Even today, Democrats are caught between their antiwar left, which wants more futile gestures, and Members from swing districts who want to fund the troops. Democrats have delayed funding for so long that the Pentagon is issuing furlough notices to 100,000 civilian employees so it can shuffle operations funding to keep the troops in Iraq and Afghanistan in ammunition.

Then there's the AMT fiasco. Without action by Congress, that hated second tax system will engulf 22 million middle-class Americans next year, most of them in high-tax, largely Democratic states. Congress has already been so dilatory that the IRS has said it may have to delay tax-return processing that is supposed to start in January. But so determined are House Democrats to raise taxes on somebody, anybody, to "pay for" this relief that they are holding out for Senate Democrats to walk the tax plank with them. In the end the House will surely back down, but not before Ms. Pelosi has put her moderate Members on record as tax raisers. Bluto strikes again.

And don't forget the warrantless wiretap program against al Qaeda that expires early next year if Congress fails to act. The Senate Intelligence Committee, which is hardly dominated by hawks, passed a bipartisan bill in October. But it is now bogged down because Judiciary Chairman Pat Leahy refuses to provide retroactive immunity to the telecom companies that cooperated with the U.S. government in the uncertain days after 9/11. The House bill is a similar bow to the ACLU, MoveOn.org and the party's antiwar left. If Republicans wanted to design a political battle that made Democrats look weak on security, they couldn't do it any better.

We could keep calling this roll: farm subsidies that are as egregious as anything the DeLay Republicans passed, the Schip health-care bill and its budget gimmicks, eliminating secret ballots for union organizing, spending bills that keep courting vetoes because they exceed Mr. Bush's targets. On nearly every issue, Democrats have been intent not on getting something done but on making a stupid, futile gesture to please their base.

As for Mr. Bush, one lesson is that his veto strategy has been a political and policy success. Though widely called a lame duck, he continues to dominate the debate on security and defense. He is also on the cusp of controlling spending growth far better than he ever did when Republicans controlled Congress.

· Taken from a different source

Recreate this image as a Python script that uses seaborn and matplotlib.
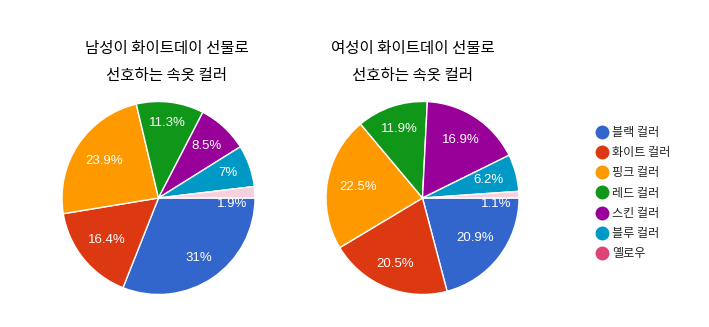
import matplotlib
matplotlib.use("Agg")
import matplotlib.pyplot as plt
import seaborn as sns
import numpy as np
from matplotlib.lines import Line2D
from matplotlib.colors import to_rgba

sns.set_theme(style="white")
plt.rcParams['font.family'] = ['Noto Sans CJK KR', 'DejaVu Sans']

categories = ["블랙 컬러", "화이트 컬러", "핑크 컬러", "레드 컬러", "스킨 컬러", "블루 컬러", "옐로우"]
male_values = [31, 16.4, 23.9, 11.3, 8.5, 7, 1.9]
female_values = [20.9, 20.5, 22.5, 11.9, 16.9, 6.2, 1.1]
male_title = "남성이 화이트데이 선물로\n선호하는 속옷 컬러"
female_title = "여성이 화이트데이 선물로\n선호하는 속옷 컬러"

colors = sns.color_palette(["#3366cc", "#dc3912", "#ff9900", "#109618",
                            "#990099", "#0099c6", "#dd4477"])

W, H = 709, 327
fig = plt.figure(figsize=(W / 100, H / 100), dpi=100)
fig.patch.set_facecolor("white")
renderer = fig.canvas.get_renderer()

R_PX = 96.5
FAR = 0.875  # farthest label-box corner sits at this fraction of radius


def fmt(v):
    return f"{v:g}%"


def draw_pie(cx_px, values):
    ax = fig.add_axes([(cx_px - R_PX) / W, (H - 198 - R_PX) / H,
                       2 * R_PX / W, 2 * R_PX / H])
    wedges, _ = ax.pie(values, colors=colors, startangle=0, counterclock=False,
                       radius=1.0,
                       wedgeprops=dict(edgecolor="white", linewidth=1))
    ax.set_xlim(-1.0, 1.0)
    ax.set_ylim(-1.0, 1.0)
    ax.set_aspect("equal")
    ax.axis("off")
    total = sum(values)
    cum = 0
    for v, w in zip(values, wedges):
        frac = v / total
        t = ax.text(0, 0, fmt(v), ha="center", va="center", color="white",
                    fontsize=9.5, family="Liberation Sans")
        bb = t.get_window_extent(renderer)
        hw = bb.width / 2 / R_PX
        hh = bb.height / 2 / R_PX * 0.8
        if frac >= 0.03:
            mid = -(cum + v / 2) / total * 2 * np.pi
            c, s = np.cos(mid), np.sin(mid)
            a, b = hw * np.sign(c), hh * np.sign(s)
            k = c * a + s * b
            d = -k + np.sqrt(k * k - (a * a + b * b - FAR ** 2))
            t.set_position((d * c, d * s))
        else:
            # tiny slice: label sits just under the slice's closing edge
            w.set_facecolor(to_rgba(colors[-1], 0.25))
            t.set_position((FAR - hw + 0.045, -hh * 1.15))
        cum += v
    return wedges


draw_pie(158.5, male_values)
draw_pie(422.5, female_values)

for x, ttl in [(167, male_title), (413, female_title)]:
    lines = ttl.split("\n")
    fig.text(x / W, 1 - 48 / H, lines[0], ha="center", va="center",
             fontsize=11.2, color="#000000")
    fig.text(x / W, 1 - 75.5 / H, lines[1], ha="center", va="center",
             fontsize=11.2, color="#000000")

handles = [Line2D([], [], marker="o", linestyle="", markersize=9,
                  markerfacecolor=c, markeredgecolor=c) for c in colors]
fig.legend(handles, categories, loc="upper left",
           bbox_to_anchor=(590 / W, 1 - 121 / H), frameon=False,
           fontsize=8.7, labelcolor="#222222", handletextpad=0.25,
           labelspacing=0.6, borderaxespad=0, handlelength=1.2)

fig.savefig("out.png", dpi=100, facecolor="white")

We hope GOP leaders on Capitol Hill don't give Democrats a last minute reprieve on spending in order to be able to collect their own "earmarks." Senate Minority Leader Mitch McConnell looked shaky on that score earlier this week. The best GOP strategy is to put the responsibility to govern squarely on the Democratic majority, and support Mr. Bush's vetoes as a tool for improving policy. If Democrats keep following Delta House rules, Republicans will be back in the majority sooner than they ever imagined.